I have a data frame (df) that has about 40 columns, and I want to aggregate using a sum on 4 of the columns. Outside of the 4 I want to sum, each unique value in column 1 corresponds to identical values across the rest of the columns, and I want to keep all the columns in the aggregated data frame. Is there any way I can specify the columns in the by = list() portion without having to type them all explicitly? For example, if I knew I wanted to sum column "field" by columns 1-36. I've tried
aggregate(df$field, by = list(df[,1:36]), FUN = sum)
but it throws an error since that isn't a list of names.
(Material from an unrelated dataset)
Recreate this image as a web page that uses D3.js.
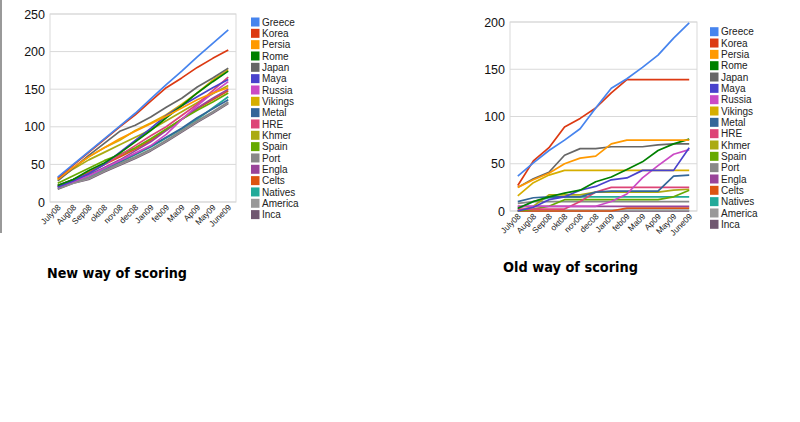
<!DOCTYPE html>
<html><head><meta charset="utf-8">
<script src="https://cdn.jsdelivr.net/npm/d3@7"></script>
<style>body{margin:0;background:#fff;}svg{display:block;}</style>
</head><body>
<svg id="c" width="800" height="422"></svg>
<script>
const months = ["July08","Aug08","Sep08","okt08","nov08","dec08","Jan09","feb09","Ma09","Ap09","May09","June09"];
const seriesNames = ["Greece","Korea","Persia","Rome","Japan","Maya","Russia","Vikings","Metal","HRE","Khmer","Spain","Port","Engla","Celts","Natives","America","Inca"];
const colors = ["#4684EE","#DC3912","#FF9900","#008000","#666666","#4942CC","#CB4AC5","#D6AE00","#336699","#DD4477","#AAAA11","#66AA00","#888888","#994499","#DD5511","#22AA99","#999999","#705770"];
const newTicks = [0,50,100,150,200,250];
const oldTicks = [0,50,100,150,200];
const newScores = [
 [33,50,67,84,101,118,137,156,174,193,211,229],
 [32,49,66,83,100,116,134,152,165,179,191,202],
 [30,46,60,72,84,94,104,114,125,136,145,152],
 [22,30,42,52,65,80,95,112,128,145,160,174],
 [28,45,62,78,94,102,113,126,138,153,165,178],
 [20,28,38,50,66,82,98,115,128,140,152,163],
 [20,27,35,45,55,65,75,90,110,128,145,160],
 [30,45,60,72,82,95,105,116,130,145,162,176],
 [22,30,36,45,54,64,74,86,98,112,124,136],
 [22,28,38,50,62,75,88,100,115,130,148,166],
 [30,44,56,66,76,86,96,108,120,132,144,155],
 [25,35,45,55,63,72,84,97,110,122,133,145],
 [18,26,32,42,51,60,70,82,95,108,120,133],
 [20,28,36,46,56,68,80,95,110,125,138,150],
 [22,30,40,50,60,70,82,96,110,124,136,148],
 [20,27,33,43,53,63,73,85,97,110,125,140],
 [18,25,31,41,50,59,69,81,94,107,119,132],
 [17,25,30,40,49,58,68,80,93,106,118,131]
];
const oldScores = [
 [37,51,64,75,87,109,130,140,152,165,183,199],
 [27,53,67,89,98,109,125,139,139,139,139,139],
 [25,33,40,50,56,58,71,75,75,75,75,75],
 [3,10,15,19,22,31,36,44,52,64,71,76],
 [25,34,41,59,66,66,68,68,68,70,71,71],
 [0,4,12,15,22,26,33,35,43,43,43,67],
 [5,5,5,5,5,5,10,18,35,48,60,65],
 [16,30,38,43,43,43,43,43,43,43,43,43],
 [10,14,15,15,15,20,21,21,21,21,37,38],
 [2,2,2,2,10,20,25,25,25,25,25,25],
 [0,5,17,17,17,20,20,20,20,20,22,23],
 [0,2,5,12,12,12,12,12,12,12,15,22],
 [8,10,10,10,10,10,10,10,10,10,10,10],
 [5,5,5,5,5,5,5,5,5,5,5,5],
 [0,0,0,0,0,0,0,3,3,3,3,3],
 [2,10,14,15,15,15,15,15,15,15,15,15],
 [1,1,1,1,1,1,1,1,1,1,1,1],
 [0,0,0,0,0,0,0,0,0,0,0,0]
];

const svg = d3.select("#c");
svg.append("line").attr("x1",1).attr("x2",1).attr("y1",0).attr("y2",233).attr("stroke","#999").attr("stroke-width",2);

function drawChart(cfg){
  const g = svg.append("g");
  const x = d3.scalePoint().domain(months).range([cfg.left,cfg.right]).padding(0.5);
  const y = d3.scaleLinear().domain([0,cfg.max]).range([cfg.bottom,cfg.top]);
  g.selectAll("line.grid").data(cfg.ticks).join("line")
    .attr("x1",cfg.left).attr("x2",cfg.right)
    .attr("y1",d=>y(d)).attr("y2",d=>y(d))
    .attr("stroke","#d9d9d9").attr("stroke-width",1);
  g.append("rect").attr("x",cfg.left).attr("y",cfg.top).attr("width",cfg.right-cfg.left).attr("height",cfg.bottom-cfg.top)
    .attr("fill","none").attr("stroke","#d9d9d9");
  g.selectAll("text.yl").data(cfg.ticks).join("text")
    .attr("x",cfg.left-5).attr("y",d=>y(d)+4.5)
    .attr("text-anchor","end").attr("font-family","Arial, Liberation Sans, sans-serif")
    .attr("font-size",12.5).attr("fill","#111").text(d=>d);
  g.selectAll("text.xl").data(months).join("text")
    .attr("transform",d=>`translate(${x(d)+3.5},${cfg.bottom+6}) rotate(-45)`)
    .attr("text-anchor","end").attr("font-family","Arial, Liberation Sans, sans-serif")
    .attr("font-size",8.3).attr("fill","#222").text(d=>d);
  const line = d3.line().x((d,i)=>x(months[i])).y(d=>y(d));
  const order = d3.range(cfg.data.length).reverse();
  g.selectAll("path.s").data(order).join("path")
    .attr("d",i=>line(cfg.data[i])).attr("fill","none")
    .attr("stroke",i=>colors[i]).attr("stroke-width",1.7).attr("stroke-linejoin","round");
  const lg = g.append("g");
  seriesNames.forEach((n,i)=>{
    const yy = cfg.legTop + i*11.33;
    lg.append("rect").attr("x",cfg.legX).attr("y",yy-4.5).attr("width",8.5).attr("height",9).attr("fill",colors[i]);
    lg.append("text").attr("x",cfg.legX+11).attr("y",yy+3.6)
      .attr("font-family","Arial, Liberation Sans, sans-serif").attr("font-size",10).attr("fill","#222").text(n);
  });
  g.append("text").attr("x",cfg.capX).attr("y",cfg.capY)
    .attr("font-family","Comic Sans MS, DejaVu Sans, sans-serif").attr("font-size",14).attr("font-weight","bold")
    .attr("textLength",cfg.capW).attr("lengthAdjust","spacingAndGlyphs")
    .attr("fill","#000").text(cfg.caption);
}

drawChart({left:50,right:236,top:14,bottom:202,max:250,ticks:newTicks,data:newScores,legX:251,legTop:22,capX:47,capY:278,capW:140,caption:"New way of scoring"});
drawChart({left:510,right:697,top:22,bottom:211,max:200,ticks:oldTicks,data:oldScores,legX:710,legTop:31.7,capX:503,capY:272,capW:135,caption:"Old way of scoring"});
</script>
</body></html>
I've also tried
aggregate(df$field, by = list(names(df)[1:36]), FUN = sum)
And while this doesn't give an error, it gives me back an aggregation with my df names as the unique observations.
Or am I missing an easy way to say "aggregate these four columns using the rest of the data frame?"
Thanks
Here's an example data frame:
A B C D Sum
1 A B C D 1
2 A B C D 2
3 A B C D 3
4 E F 1 R 4
5 E F 1 R 5
After I aggregate I want it to look like:
A B C D Sum
1 A B C D 6
2 E F 1 R 9
I know I can do this if I explicitly state x$A, x$B, x$C, x$D in the "by" portion of the aggregate statement, but in my actual data frame this would require explicitly typing about 40 field names.